TASK DESCRIPTION:
Print the records below exactly, from the line containing "Convert this chart to matplotlib code." down to the line containing "plt.rcParams['font.family'] = ['Liberation", both lines included, and omit every picture.

DATA SUPPLIED:
+---+

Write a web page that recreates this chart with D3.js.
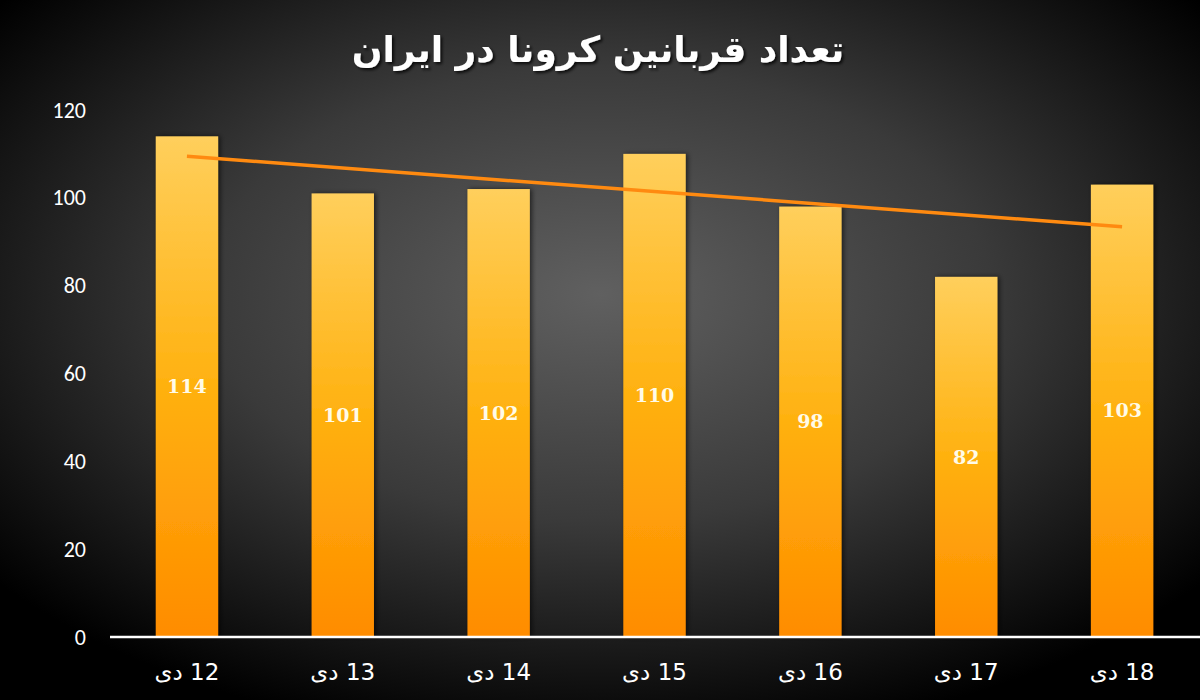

+---+

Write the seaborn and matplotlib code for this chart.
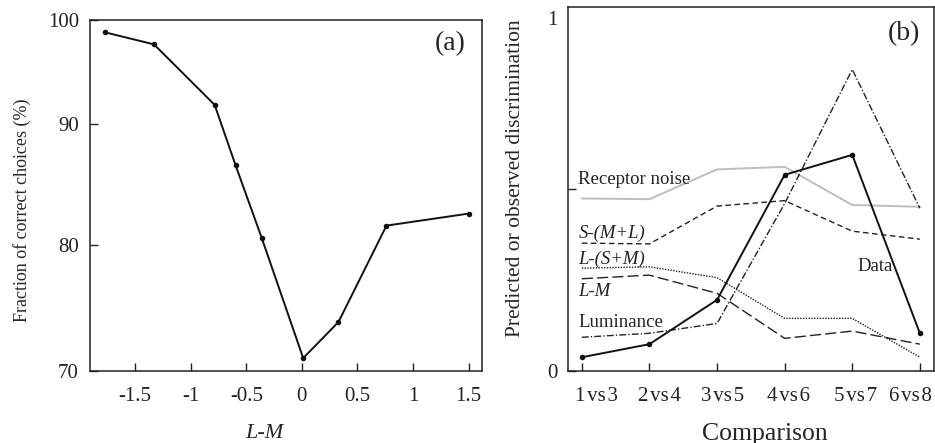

+---+

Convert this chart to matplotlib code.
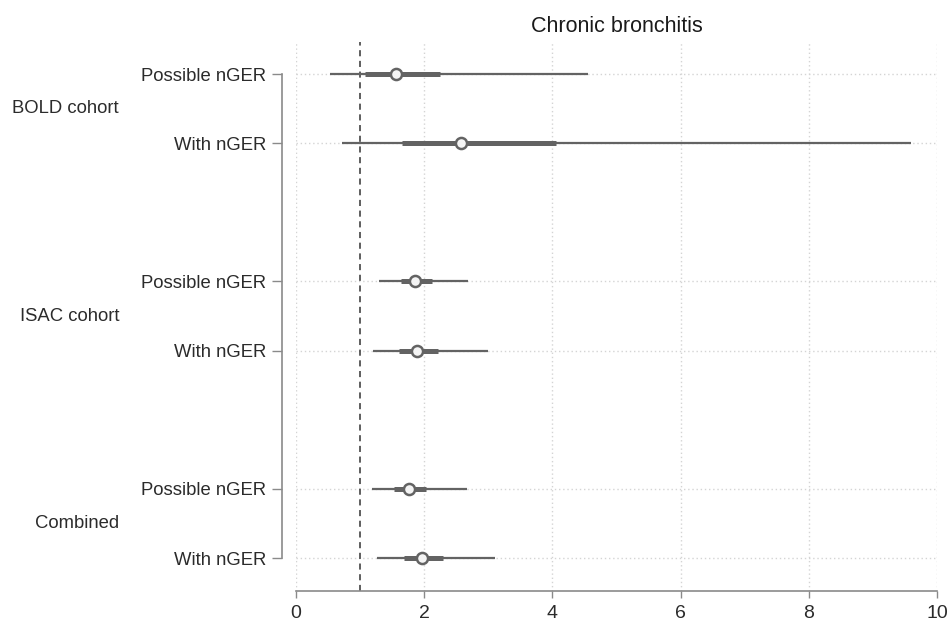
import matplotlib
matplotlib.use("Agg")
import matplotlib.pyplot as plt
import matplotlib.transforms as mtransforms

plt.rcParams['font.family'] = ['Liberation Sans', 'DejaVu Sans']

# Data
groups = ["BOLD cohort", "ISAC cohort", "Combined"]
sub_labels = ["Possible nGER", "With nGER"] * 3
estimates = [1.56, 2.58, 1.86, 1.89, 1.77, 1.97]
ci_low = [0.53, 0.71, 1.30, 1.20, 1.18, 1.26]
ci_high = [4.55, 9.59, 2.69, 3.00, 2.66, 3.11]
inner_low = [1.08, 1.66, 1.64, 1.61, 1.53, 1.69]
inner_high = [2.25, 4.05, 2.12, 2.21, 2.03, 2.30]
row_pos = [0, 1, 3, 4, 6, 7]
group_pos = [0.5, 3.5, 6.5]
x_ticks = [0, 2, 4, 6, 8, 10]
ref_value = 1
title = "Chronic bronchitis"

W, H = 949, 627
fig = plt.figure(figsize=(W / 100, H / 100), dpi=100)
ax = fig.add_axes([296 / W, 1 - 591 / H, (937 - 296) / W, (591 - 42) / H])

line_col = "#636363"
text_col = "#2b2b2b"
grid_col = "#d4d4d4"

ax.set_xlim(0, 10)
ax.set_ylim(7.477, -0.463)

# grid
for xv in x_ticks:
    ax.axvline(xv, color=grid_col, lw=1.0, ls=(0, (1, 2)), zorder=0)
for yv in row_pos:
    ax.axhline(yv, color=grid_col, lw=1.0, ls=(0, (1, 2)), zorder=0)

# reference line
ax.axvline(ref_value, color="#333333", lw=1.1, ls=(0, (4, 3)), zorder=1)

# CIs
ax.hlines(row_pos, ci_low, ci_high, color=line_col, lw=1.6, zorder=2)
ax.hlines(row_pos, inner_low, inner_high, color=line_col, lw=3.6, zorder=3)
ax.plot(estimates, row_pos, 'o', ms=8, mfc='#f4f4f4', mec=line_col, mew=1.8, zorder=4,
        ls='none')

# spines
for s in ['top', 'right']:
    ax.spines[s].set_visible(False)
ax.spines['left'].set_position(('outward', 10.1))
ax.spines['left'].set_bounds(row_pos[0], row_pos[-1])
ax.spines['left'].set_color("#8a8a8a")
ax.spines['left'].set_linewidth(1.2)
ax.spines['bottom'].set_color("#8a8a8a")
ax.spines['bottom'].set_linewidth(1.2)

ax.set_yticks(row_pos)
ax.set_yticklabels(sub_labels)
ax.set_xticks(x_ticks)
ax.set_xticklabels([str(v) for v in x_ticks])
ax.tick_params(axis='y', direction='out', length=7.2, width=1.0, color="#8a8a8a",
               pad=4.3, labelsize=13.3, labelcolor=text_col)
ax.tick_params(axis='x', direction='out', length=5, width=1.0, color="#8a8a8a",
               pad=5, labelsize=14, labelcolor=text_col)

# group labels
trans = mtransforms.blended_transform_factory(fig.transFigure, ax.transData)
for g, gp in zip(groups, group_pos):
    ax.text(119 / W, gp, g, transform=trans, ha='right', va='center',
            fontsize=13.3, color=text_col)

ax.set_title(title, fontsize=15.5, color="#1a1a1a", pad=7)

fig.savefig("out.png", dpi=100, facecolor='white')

+---+

ANSWER TO THIS EXERCISE:
Convert this chart to matplotlib code.
import matplotlib
matplotlib.use("Agg")
import matplotlib.pyplot as plt
import matplotlib.transforms as mtransforms

plt.rcParams['font.family'] = ['Liberation Sans', 'DejaVu Sans']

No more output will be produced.